#### DATASET ROWS ####
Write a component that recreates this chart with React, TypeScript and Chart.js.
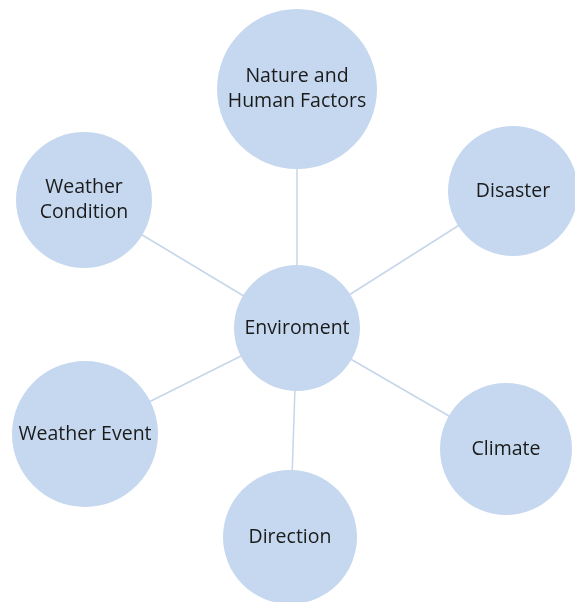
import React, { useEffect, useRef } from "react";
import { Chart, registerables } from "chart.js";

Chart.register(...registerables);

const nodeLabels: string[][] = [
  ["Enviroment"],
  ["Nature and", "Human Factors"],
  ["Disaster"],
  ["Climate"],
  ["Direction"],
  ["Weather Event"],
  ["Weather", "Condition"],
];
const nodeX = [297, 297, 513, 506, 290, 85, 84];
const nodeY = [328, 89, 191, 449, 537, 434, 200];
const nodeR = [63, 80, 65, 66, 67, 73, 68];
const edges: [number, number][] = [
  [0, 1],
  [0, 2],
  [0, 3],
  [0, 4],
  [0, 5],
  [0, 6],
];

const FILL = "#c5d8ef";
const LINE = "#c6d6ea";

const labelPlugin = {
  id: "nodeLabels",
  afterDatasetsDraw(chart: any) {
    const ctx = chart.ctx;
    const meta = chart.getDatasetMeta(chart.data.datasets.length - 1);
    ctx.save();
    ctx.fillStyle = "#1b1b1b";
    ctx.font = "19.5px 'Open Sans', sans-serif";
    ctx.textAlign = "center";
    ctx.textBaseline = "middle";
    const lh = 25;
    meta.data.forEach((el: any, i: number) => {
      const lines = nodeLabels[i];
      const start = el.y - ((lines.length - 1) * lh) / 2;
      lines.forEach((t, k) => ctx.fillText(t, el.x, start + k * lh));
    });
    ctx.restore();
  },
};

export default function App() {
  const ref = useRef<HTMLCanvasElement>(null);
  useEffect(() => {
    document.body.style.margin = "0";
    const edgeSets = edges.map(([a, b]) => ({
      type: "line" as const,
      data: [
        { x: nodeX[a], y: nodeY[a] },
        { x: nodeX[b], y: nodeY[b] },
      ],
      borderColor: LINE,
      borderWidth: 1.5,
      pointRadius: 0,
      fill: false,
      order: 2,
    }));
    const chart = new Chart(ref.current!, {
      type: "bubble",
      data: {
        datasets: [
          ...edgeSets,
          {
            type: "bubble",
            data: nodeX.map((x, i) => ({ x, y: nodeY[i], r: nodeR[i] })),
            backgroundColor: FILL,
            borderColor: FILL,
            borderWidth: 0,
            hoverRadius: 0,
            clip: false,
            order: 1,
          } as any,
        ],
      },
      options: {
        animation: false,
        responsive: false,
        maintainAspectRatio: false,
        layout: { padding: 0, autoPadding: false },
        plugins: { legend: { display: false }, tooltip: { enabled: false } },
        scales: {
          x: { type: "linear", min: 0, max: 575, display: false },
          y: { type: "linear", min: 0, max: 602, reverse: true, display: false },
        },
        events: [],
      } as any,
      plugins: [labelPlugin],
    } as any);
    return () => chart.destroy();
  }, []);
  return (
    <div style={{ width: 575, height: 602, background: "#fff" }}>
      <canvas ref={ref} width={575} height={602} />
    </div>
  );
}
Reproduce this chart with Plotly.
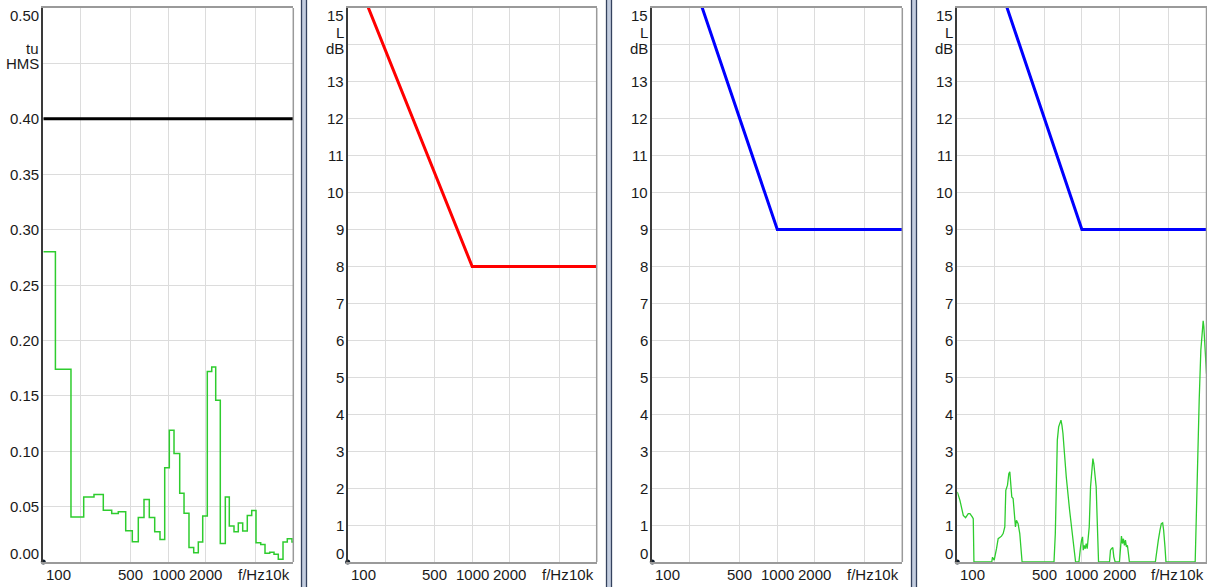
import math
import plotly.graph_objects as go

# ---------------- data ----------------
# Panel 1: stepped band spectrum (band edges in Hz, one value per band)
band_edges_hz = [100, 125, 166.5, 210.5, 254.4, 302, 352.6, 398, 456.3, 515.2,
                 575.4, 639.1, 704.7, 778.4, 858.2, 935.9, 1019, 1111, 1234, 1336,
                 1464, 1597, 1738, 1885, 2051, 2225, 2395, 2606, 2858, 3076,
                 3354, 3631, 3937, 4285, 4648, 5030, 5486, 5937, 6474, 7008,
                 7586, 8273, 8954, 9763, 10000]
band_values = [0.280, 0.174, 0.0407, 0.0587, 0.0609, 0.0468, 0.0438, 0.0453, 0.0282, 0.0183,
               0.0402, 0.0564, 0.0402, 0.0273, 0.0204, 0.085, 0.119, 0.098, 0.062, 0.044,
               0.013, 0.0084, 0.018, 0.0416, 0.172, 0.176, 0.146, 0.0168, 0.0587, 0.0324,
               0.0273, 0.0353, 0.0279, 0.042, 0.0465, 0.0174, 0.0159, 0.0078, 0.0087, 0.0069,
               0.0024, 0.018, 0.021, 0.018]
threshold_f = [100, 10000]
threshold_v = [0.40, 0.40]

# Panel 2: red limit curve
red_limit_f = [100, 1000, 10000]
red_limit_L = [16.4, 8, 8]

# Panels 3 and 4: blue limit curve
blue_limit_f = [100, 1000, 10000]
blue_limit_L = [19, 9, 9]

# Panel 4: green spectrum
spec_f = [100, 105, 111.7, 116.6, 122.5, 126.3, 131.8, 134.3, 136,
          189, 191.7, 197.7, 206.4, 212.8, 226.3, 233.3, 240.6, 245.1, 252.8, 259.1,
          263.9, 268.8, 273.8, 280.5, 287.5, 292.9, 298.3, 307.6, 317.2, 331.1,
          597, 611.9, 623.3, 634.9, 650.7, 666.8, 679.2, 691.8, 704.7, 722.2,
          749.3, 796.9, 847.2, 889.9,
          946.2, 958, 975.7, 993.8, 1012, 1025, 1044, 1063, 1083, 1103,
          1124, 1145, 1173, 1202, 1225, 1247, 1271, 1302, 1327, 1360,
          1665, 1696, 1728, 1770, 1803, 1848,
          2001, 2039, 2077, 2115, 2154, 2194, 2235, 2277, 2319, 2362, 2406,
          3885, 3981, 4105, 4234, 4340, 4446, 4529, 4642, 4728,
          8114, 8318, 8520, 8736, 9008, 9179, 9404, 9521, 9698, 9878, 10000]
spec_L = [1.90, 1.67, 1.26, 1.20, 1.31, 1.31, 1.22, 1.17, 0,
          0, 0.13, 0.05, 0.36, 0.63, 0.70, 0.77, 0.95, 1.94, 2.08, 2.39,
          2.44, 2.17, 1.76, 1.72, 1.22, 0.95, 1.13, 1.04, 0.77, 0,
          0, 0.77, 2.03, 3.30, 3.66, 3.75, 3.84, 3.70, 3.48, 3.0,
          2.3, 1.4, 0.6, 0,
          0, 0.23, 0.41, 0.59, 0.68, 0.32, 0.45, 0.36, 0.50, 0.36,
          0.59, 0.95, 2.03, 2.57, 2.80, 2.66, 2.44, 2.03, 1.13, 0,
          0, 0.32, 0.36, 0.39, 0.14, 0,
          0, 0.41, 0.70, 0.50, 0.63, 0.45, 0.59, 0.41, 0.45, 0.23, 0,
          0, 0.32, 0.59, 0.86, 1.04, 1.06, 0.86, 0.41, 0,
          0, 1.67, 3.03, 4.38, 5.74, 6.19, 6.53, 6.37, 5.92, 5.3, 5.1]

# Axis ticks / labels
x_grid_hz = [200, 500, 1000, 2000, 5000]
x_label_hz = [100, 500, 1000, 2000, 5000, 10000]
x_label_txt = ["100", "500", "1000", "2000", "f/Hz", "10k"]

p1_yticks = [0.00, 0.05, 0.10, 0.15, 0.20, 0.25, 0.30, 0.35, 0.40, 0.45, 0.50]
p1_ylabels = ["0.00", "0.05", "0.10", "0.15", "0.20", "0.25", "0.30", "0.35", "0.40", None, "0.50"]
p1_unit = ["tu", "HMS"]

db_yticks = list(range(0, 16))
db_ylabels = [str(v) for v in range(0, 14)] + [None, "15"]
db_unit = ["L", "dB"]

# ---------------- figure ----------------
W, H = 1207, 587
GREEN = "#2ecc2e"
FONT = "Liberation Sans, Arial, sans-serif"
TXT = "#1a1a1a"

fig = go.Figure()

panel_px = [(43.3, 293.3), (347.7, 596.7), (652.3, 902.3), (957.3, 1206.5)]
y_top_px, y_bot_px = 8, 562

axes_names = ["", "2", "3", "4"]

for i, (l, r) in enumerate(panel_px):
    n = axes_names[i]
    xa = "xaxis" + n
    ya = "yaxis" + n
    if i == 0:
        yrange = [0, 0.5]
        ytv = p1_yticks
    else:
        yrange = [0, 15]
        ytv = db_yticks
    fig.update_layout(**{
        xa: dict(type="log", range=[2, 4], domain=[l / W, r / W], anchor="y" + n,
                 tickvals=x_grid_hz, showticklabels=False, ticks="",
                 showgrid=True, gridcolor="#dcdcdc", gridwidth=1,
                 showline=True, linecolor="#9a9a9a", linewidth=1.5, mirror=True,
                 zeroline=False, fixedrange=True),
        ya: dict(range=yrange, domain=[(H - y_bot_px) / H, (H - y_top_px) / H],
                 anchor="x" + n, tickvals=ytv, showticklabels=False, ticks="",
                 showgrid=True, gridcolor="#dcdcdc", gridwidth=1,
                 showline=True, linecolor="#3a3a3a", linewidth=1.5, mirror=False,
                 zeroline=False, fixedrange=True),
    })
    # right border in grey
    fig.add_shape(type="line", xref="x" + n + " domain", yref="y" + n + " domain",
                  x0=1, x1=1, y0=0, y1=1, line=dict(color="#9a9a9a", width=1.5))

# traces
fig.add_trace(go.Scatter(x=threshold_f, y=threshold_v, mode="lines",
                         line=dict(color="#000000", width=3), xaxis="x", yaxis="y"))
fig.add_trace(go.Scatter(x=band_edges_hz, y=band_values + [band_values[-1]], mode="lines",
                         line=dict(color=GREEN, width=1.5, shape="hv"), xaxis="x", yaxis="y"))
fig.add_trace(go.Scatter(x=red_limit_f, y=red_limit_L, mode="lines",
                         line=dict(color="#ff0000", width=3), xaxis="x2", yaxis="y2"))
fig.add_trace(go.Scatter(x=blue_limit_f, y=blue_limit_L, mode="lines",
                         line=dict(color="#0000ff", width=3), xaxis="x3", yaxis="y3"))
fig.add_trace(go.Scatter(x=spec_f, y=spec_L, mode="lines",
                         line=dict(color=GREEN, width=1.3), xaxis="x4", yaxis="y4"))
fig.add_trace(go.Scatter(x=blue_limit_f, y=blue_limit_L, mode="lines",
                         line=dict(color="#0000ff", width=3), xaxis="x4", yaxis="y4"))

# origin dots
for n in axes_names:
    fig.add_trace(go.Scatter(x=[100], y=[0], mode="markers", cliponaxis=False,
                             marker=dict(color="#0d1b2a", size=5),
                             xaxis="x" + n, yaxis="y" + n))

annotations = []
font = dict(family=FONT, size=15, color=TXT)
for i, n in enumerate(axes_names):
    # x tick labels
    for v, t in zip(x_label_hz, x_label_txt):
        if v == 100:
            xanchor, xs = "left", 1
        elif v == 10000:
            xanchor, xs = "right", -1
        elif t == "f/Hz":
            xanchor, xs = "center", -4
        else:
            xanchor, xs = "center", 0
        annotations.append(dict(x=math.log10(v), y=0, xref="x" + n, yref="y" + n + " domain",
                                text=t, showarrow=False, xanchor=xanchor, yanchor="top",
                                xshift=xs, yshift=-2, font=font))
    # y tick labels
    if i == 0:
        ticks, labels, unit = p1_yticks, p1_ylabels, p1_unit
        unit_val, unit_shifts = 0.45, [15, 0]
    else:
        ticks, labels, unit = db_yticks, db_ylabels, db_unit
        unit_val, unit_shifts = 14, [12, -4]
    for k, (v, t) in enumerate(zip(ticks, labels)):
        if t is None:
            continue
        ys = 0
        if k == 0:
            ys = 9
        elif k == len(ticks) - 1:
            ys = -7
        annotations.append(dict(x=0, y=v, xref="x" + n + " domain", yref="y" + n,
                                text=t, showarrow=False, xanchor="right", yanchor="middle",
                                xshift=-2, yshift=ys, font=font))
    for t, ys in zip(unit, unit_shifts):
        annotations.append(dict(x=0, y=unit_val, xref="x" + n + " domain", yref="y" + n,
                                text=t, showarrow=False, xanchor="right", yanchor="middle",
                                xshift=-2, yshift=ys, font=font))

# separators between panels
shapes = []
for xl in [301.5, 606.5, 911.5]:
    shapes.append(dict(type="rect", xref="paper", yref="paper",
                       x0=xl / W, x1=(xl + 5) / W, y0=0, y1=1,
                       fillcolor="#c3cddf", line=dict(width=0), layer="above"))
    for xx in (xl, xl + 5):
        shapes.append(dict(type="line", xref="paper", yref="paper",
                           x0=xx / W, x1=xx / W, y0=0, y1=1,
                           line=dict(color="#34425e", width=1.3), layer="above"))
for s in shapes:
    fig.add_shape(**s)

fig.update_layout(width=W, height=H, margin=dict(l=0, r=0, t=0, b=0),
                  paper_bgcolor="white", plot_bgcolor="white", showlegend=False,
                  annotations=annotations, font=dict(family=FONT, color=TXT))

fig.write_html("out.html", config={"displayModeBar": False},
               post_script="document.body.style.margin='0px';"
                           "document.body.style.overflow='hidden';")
####
TASK PROMPT: Return, please, the exact lines from the beginning of the entries above through the line containing "Chart.register(...registerables);", both included; pictures are left out.

WRITTEN ANSWER:
Write a component that recreates this chart with React, TypeScript and Chart.js.
import React, { useEffect, useRef } from "react";
import { Chart, registerables } from "chart.js";

Chart.register(...registerables);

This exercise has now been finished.